Today is problem setter's best friend Jenny’s birthday. Long ago, Jenny, being a very clever girl, asked the problem setter to perform some queries on a tree but he couldn’t do it. Now, he seeks your help to impress her on her birthday by answering those queries.

Recall that a tree is a connected acyclic undirected graph with $n$ nodes and $n-1$ edges. In each node there are some flowers. The two type of queries are described as:

$1$$u$$v$$x$

$2$$u$$y$

For first type, you have to calculate the minimum number of vertices needed to be visited on the path from $v$ to $u$, starting at $v$, to collect at least $x$($1 <= x <= 10^{18}$) flowers, where $v$ is a descendant of $u$. Note that you cannot visit any node that is not in the path from $v$ to $u$ and you cannot skip any node of the path from $v$ to that node you've chosen at last. If it's impossible to collect at least $x$ flowers visiting all the vertices from $v$ to $u$ then you have to print -1.

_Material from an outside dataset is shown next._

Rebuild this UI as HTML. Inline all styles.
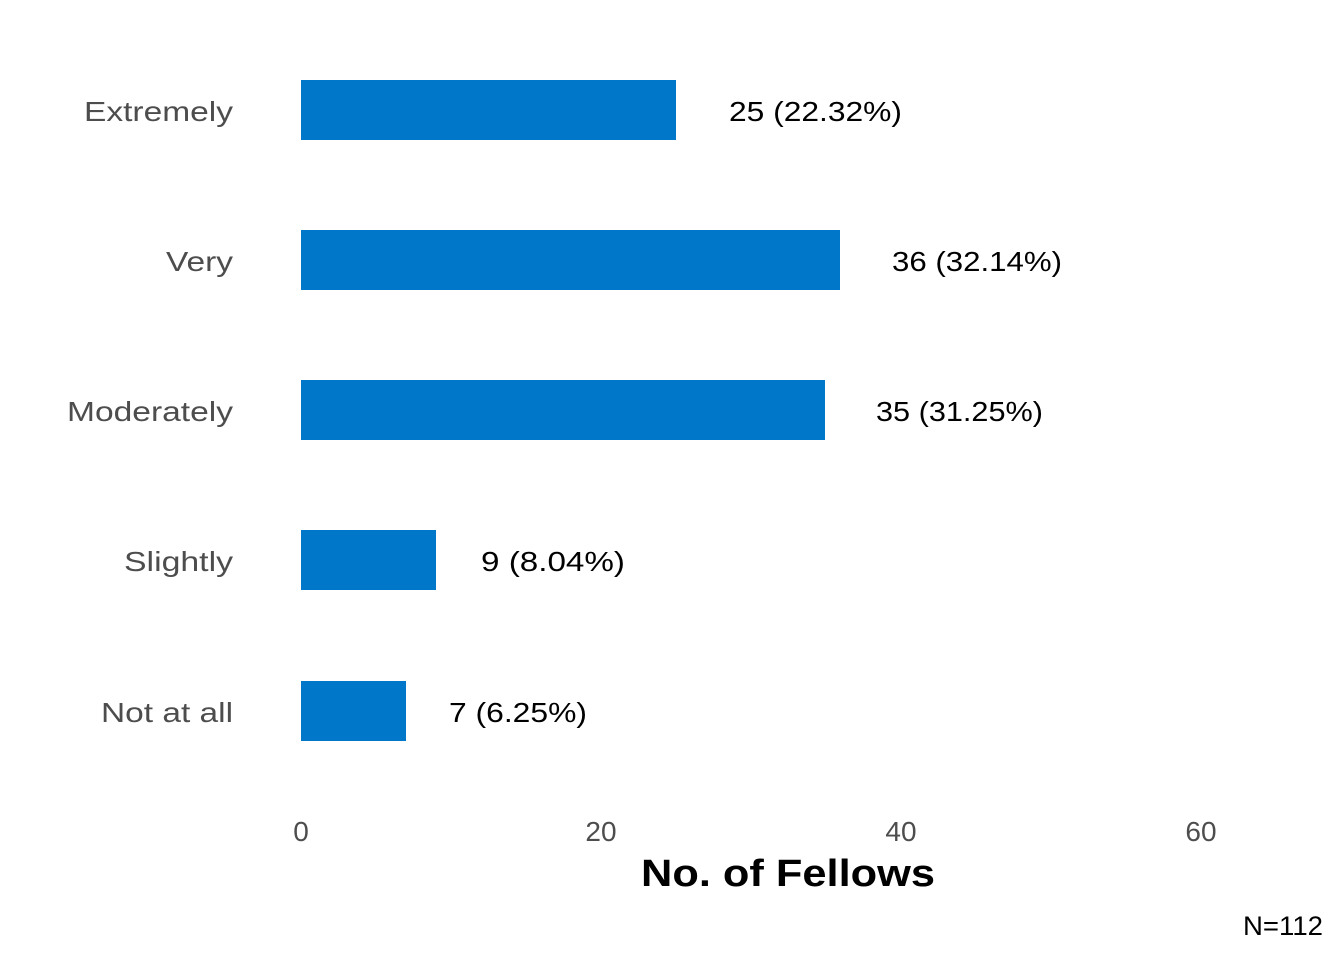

For second type, you have to add $y$(y can be negative) to the existing amount flowers in node $u$. It is guaranteed that after this operation, flowers in a node will be non-negative and sum of flowers of all node of the tree will be at most $10^{18}$.

Note that 1 is the root of the tree.

Input

The first line of the input contains two integers $n$($2<=n <= 10^{5}$) and $q$($1 <= q <= 10^{5}$) where $n$ is the number of vertices of the tree and $q$ is the number of queries you have to perform.

Each of the next $n-1$ lines contains two integers $a$($1 <= a <= n$) and $b$($1 <= b <= n$) which denote an edge between $a$ and $b$. The next line contains $n$ non-negative integers $c[1], c[2], ... , c[n]$ ($0 <= c[i] <=10^{13}$) where $c[i]$ denotes the number of flowers in $i^{th}$ node. Next $q$ lines contain queries of the format described above.

Output

For each query of the first type print minimum number of nodes you have to visit to collect at least $x$($1 <= x <= 10^{18}$) flowers. If it's impossible to collect at least $x$ flowers visiting all the vertices from $v$ to $u$ then print -1.